Des fois, quand je cuisine, j’ai
l’impression d’être une moins que rien, une esclave et que je fais reculer la
cause de la femme de 50 ans. Bon sang que c’est inscrit dans nos cerveaux tout
ça! Je passe l’aspirateur? Ça y est, je suis une femme au foyer. Je lave les vêtements
de mon chum? Exploitée!
Pourtant, quand mon chum fait les
mêmes tâches (et il les fait), il est perçu comme un héros! Il lave mes
bobettes!!! WOW! Moi, je suis là par défaut. Un homme m’a déjà dit, à l'époque, quand je
lui ai annoncé que j’étudiais en enseignement : « Ouais, mais on n’a pas besoin de femmes en enseignement, il faut des
gars! Tsé, les p’tits gars ont besoin de modèles masculins. Il y a trop de
femmes en enseignement! ».
Ben merci, mais pour l’instant,
je suis là. Pis pas toi.
Alors, je suis là en attendant
que les hommes prennent ma place? En mode, en cuisine, en relations d’aide, les
femmes sont là en attendant. Super!
Quand on voit des listes de
femmes qui réussissent et qui s’accomplissent, on voit rarement les femmes qui
se donnent corps et âme avec les malades dans les hôpitaux et avec les poqués
de la société dans les organismes communautaires, les enseignantes, les
éducatrices en garderie, les cuisinières de cafétéria… On ne voit que des
femmes à tailleur qui travaillent 70 heures par semaine comme les mecs.
Ce n’est pas en devenant un homme
que je vais être libre. Je veux un autre modèle!
Je ne sens pas que les femmes
sont encore tout à fait libres. Comme je gagne moins cher que mon chum même si
je suis allée à l’Université et pas lui, j’ai l’impression que je dois en faire
plus à la maison. C’est bête, hein? Mais c’est inconscient, je recherche l’égalité.
Et si aujourd’hui je privilégie ma famille, demain, quand mon fils sera grand,
je veux continuer de prendre toute la place qui me revient, sans embûches.
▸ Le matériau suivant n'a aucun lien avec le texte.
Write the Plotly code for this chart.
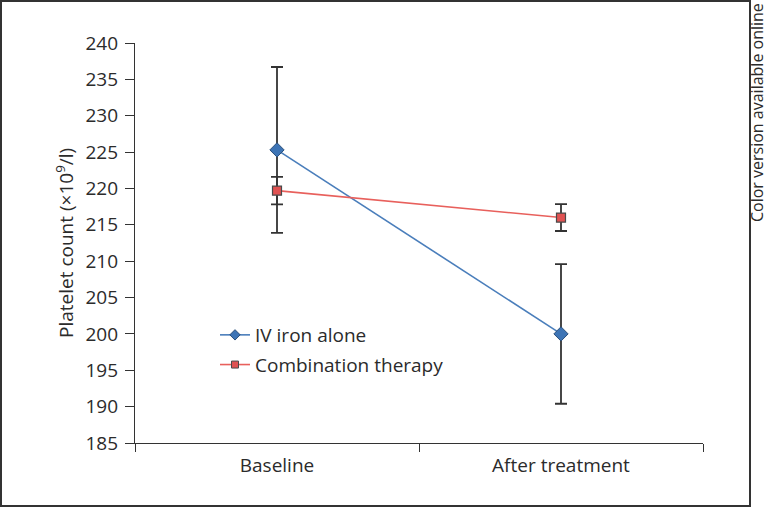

Et,
je ne crois pas que je sois dans le camp des privilégiés.
Quand j’entends un fermier qui
dit à L’Amour est dans le pré qu’il désire
une femme au foyer, ce n’est pas tant le fait qu’il y ait encore des gars qui recherchent
ce modèle qui me choque, mais tout ce que cela sous-entend : Je veux une femme qui ne travaille pas, qui
s’occupe des enfants, qui fait mes lunchs, qui s’occupe de moi comme le faisait
ma maman et SURTOUT, je ne m’occuperai pas des enfants, je ne cuisinerai jamais
et je ne ferai pas de ménage.
J’ai l’impression qu’il faut
remettre la famille au centre de nos priorités et que cela ne doit pas être uniquement
une responsabilité féminine. Le père doit prendre des congés parentaux pour s’occuper
de ses enfants. Il est inadmissible qu’en 2013, un homme ne souhaite même pas
prendre quelques semaines pour être avec son enfant. Plusieurs chercheurs s’entendent
d’ailleurs pour dire que les pères qui s’occupent tôt de leurs enfants ont
tendance à le faire par la suite et à mieux s’impliquer dans la division des
tâches. (Le Devoir, 9 mars, Pères à temps plein un jour...)
Et qu'est-ce que ça donne plus
tard? Si l’homme apprend à s’occuper des siens, il risque aussi de s’occuper
des autres, des malades, de ses parents et ainsi partager avec la femme ces
rôles très demandant. (Le Devoir, 9 mars, Pères à temps plein un jour...)
Puis avec l’obligation des hommes
de prendre des congés parentaux, l’accès à l’emploi pour des postes plus
payants est plus facile pour les femmes. Un employeur sachant que l’homme ou la
femme peut prendre à tout moment un congé parental ne laisse plus de côté des
femmes compétentes au profit d’un homme sans utérus.
Et des fois, je me dis : À
quoi ça sert de faire des enfants si c’est pour toujours laisser la société s’en
charger?
Si tu n’as pas le temps de t’occuper
d’un poisson rouge parce que tu travailles trop, imagine un enfant deux
minutes!
Ce n’est pas obligatoire de faire
des enfants. On n’est pas plus femme
parce qu’on vit la maternité, ça n’a rien à voir. Les femmes ont le droit de ne
pas faire d’enfants et elles ne sont pas égoïstes et sans cœur pour autant.
Ça aussi, c’est inscrit solidement
dans les cerveaux! Je pense que ce serait le temps de se déprogrammer un petit
peu, non?
Je ne veux pas qu’on revienne en
arrière. Je veux juste trouver ma place de femme. Je veux que les parents qui
décident de faire des enfants prennent leurs responsabilités.